PROBLEM STATEMENT
Images should be left out, and everything else in the listing reproduced exactly.

DATA LINES

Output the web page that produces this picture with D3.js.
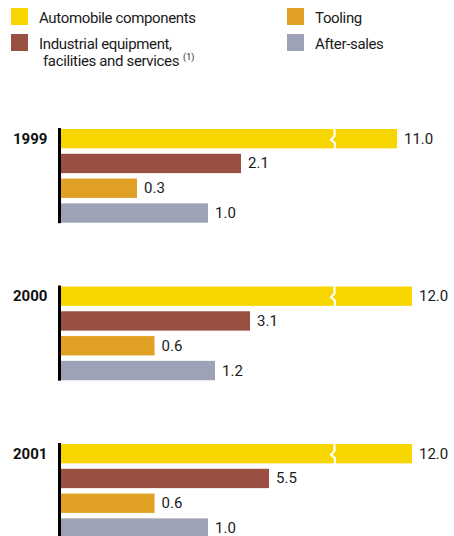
<!DOCTYPE html>
<html>
<head>
<meta charset="utf-8">
<script src="https://cdn.jsdelivr.net/npm/d3@7/dist/d3.min.js"></script>
<style>
  html, body { margin: 0; padding: 0; background: #fff; }
  svg { display: block; font-family: Roboto, "Liberation Sans", Arial, sans-serif; }
</style>
</head>
<body>
<svg id="chart" width="454" height="536"></svg>
<script>
// ---- data ----
const years = ["1999", "2000", "2001"];
const series = ["Automobile components", "Industrial equipment, facilities and services", "Tooling", "After-sales"];
const automobile = [11.0, 12.0, 12.0];
const industrial = [2.1, 3.1, 5.5];
const tooling = [0.3, 0.6, 0.6];
const afterSales = [1.0, 1.2, 1.0];
const colors = ["#F6D500", "#995042", "#E0A024", "#9EA2B6"];

const valuesBySeries = [automobile, industrial, tooling, afterSales];

// ---- layout ----
const svg = d3.select("#chart");
const x0 = 61;

// The original uses a non-proportional (broken) value axis; reproduce its stretch with a piecewise scale
const x = d3.scaleLinear()
  .domain([0, 0.3, 0.6, 1.0, 1.2, 2.1, 3.1, 5.5, 11, 12])
  .range([0, 76, 93.5, 147, 154, 180, 189, 208, 336, 351].map(d => x0 + d));
const breakValue = 8.25;

const yGroup = d3.scalePoint().domain(years).range([129, 444]);
const yBar = d3.scaleBand().domain(series).range([0, 93.7]).paddingInner(0.22);

// ---- legend ----
const legend = [
  { s: 0, x: 11, y: 8, lines: ["Automobile components"] },
  { s: 1, x: 11, y: 34, lines: ["Industrial equipment,", " facilities and services"] },
  { s: 2, x: 287, y: 8, lines: ["Tooling"] },
  { s: 3, x: 287, y: 34, lines: ["After-sales"] }
];
const lg = svg.append("g");
legend.forEach(l => {
  lg.append("rect").attr("x", l.x).attr("y", l.y).attr("width", 17).attr("height", 17)
    .attr("fill", colors[l.s]);
  const t = lg.append("text").attr("x", l.x + 28).attr("y", l.y + 14.5)
    .attr("font-size", 15).attr("letter-spacing", -0.35).attr("fill", "#1a1a1a");
  l.lines.forEach((ln, i) => {
    t.append("tspan").attr("x", l.x + 28 + (i ? 4 : 0)).attr("dy", i ? 17 : 0).text(ln.trim());
  });
  if (l.s === 1) {
    t.append("tspan").attr("dx", 4).attr("dy", -6).attr("font-size", 9).attr("letter-spacing", 0).text("(1)");
  }
});

// ---- groups ----
years.forEach((yr, gi) => {
  const gy = yGroup(yr);
  const g = svg.append("g").attr("transform", `translate(0,${gy})`);

  g.append("text").attr("x", 13).attr("y", yBar.bandwidth() / 2 + 5)
    .attr("font-size", 15).attr("font-weight", "bold").attr("fill", "#111").text(yr);

  series.forEach((s, si) => {
    const v = valuesBySeries[si][gi];
    const by = yBar(s);
    const bh = yBar.bandwidth();
    g.append("rect").attr("x", x(0)).attr("y", by)
      .attr("width", x(v) - x(0)).attr("height", bh).attr("fill", colors[si]);
    g.append("text").attr("x", x(v) + 7).attr("y", by + bh / 2 + 5)
      .attr("font-size", 15).attr("fill", "#1a1a1a").text(v.toFixed(1));
    if (si === 0) {
      const bx = x(breakValue);
      const mid = by + bh / 2;
      g.append("path")
        .attr("d", `M${bx + 1.5},${by - 1} L${bx + 1.5},${mid - 2.5} L${bx - 2},${mid + 1} L${bx + 2},${mid + 4.5} L${bx + 2},${by + bh + 1}`)
        .attr("fill", "none").attr("stroke", "#fff").attr("stroke-width", 2.2);
    }
  });

  g.append("line").attr("x1", 59.5).attr("x2", 59.5)
    .attr("y1", -1).attr("y2", yBar.range()[1] + 0.5)
    .attr("stroke", "#000").attr("stroke-width", 3);
});
</script>
</body>
</html>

TASK ANSWER
Output the web page that produces this picture with D3.js.
<!DOCTYPE html>
<html>
<head>
<meta charset="utf-8">
<script src="https://cdn.jsdelivr.net/npm/d3@7/dist/d3.min.js"></script>
<style>
  html, body { margin: 0; padding: 0; background: #fff; }
  svg { display: block; font-family: Roboto, "Liberation Sans", Arial, sans-serif; }
</style>
</head>
<body>
<svg id="chart" width="454" height="536"></svg>
<script>
// ---- data ----
const years = ["1999", "2000", "2001"];
const series = ["Automobile components", "Industrial equipment, facilities and services", "Tooling", "After-sales"];
const automobile = [11.0, 12.0, 12.0];
const industrial = [2.1, 3.1, 5.5];
const tooling = [0.3, 0.6, 0.6];
const afterSales = [1.0, 1.2, 1.0];
const colors = ["#F6D500", "#995042", "#E0A024", "#9EA2B6"];

const valuesBySeries = [automobile, industrial, tooling, afterSales];

// ---- layout ----
const svg = d3.select("#chart");
const x0 = 61;

// The original uses a non-proportional (broken) value axis; reproduce its stretch with a piecewise scale
const x = d3.scaleLinear()
  .domain([0, 0.3, 0.6, 1.0, 1.2, 2.1, 3.1, 5.5, 11, 12])
  .range([0, 76, 93.5, 147, 154, 180, 189, 208, 336, 351].map(d => x0 + d));
const breakValue = 8.25;

const yGroup = d3.scalePoint().domain(years).range([129, 444]);
const yBar = d3.scaleBand().domain(series).range([0, 93.7]).paddingInner(0.22);

// ---- legend ----
const legend = [
  { s: 0, x: 11, y: 8, lines: ["Automobile components"] },
  { s: 1, x: 11, y: 34, lines: ["Industrial equipment,", " facilities and services"] },
  { s: 2, x: 287, y: 8, lines: ["Tooling"] },
  { s: 3, x: 287, y: 34, lines: ["After-sales"] }
];
const lg = svg.append("g");
legend.forEach(l => {
  lg.append("rect").attr("x", l.x).attr("y", l.y).attr("width", 17).attr("height", 17)
    .attr("fill", colors[l.s]);
  const t = lg.append("text").attr("x", l.x + 28).attr("y", l.y + 14.5)
    .attr("font-size", 15).attr("letter-spacing", -0.35).attr("fill", "#1a1a1a");
  l.lines.forEach((ln, i) => {
    t.append("tspan").attr("x", l.x + 28 + (i ? 4 : 0)).attr("dy", i ? 17 : 0).text(ln.trim());
  });
  if (l.s === 1) {
    t.append("tspan").attr("dx", 4).attr("dy", -6).attr("font-size", 9).attr("letter-spacing", 0).text("(1)");
  }
});

// ---- groups ----
years.forEach((yr, gi) => {
  const gy = yGroup(yr);
  const g = svg.append("g").attr("transform", `translate(0,${gy})`);

  g.append("text").attr("x", 13).attr("y", yBar.bandwidth() / 2 + 5)
    .attr("font-size", 15).attr("font-weight", "bold").attr("fill", "#111").text(yr);

  series.forEach((s, si) => {
    const v = valuesBySeries[si][gi];
    const by = yBar(s);
    const bh = yBar.bandwidth();
    g.append("rect").attr("x", x(0)).attr("y", by)
      .attr("width", x(v) - x(0)).attr("height", bh).attr("fill", colors[si]);
    g.append("text").attr("x", x(v) + 7).attr("y", by + bh / 2 + 5)
      .attr("font-size", 15).attr("fill", "#1a1a1a").text(v.toFixed(1));
    if (si === 0) {
      const bx = x(breakValue);
      const mid = by + bh / 2;
      g.append("path")
        .attr("d", `M${bx + 1.5},${by - 1} L${bx + 1.5},${mid - 2.5} L${bx - 2},${mid + 1} L${bx + 2},${mid + 4.5} L${bx + 2},${by + bh + 1}`)
        .attr("fill", "none").attr("stroke", "#fff").attr("stroke-width", 2.2);
    }
  });

  g.append("line").attr("x1", 59.5).attr("x2", 59.5)
    .attr("y1", -1).attr("y2", yBar.range()[1] + 0.5)
    .attr("stroke", "#000").attr("stroke-width", 3);
});
</script>
</body>
</html>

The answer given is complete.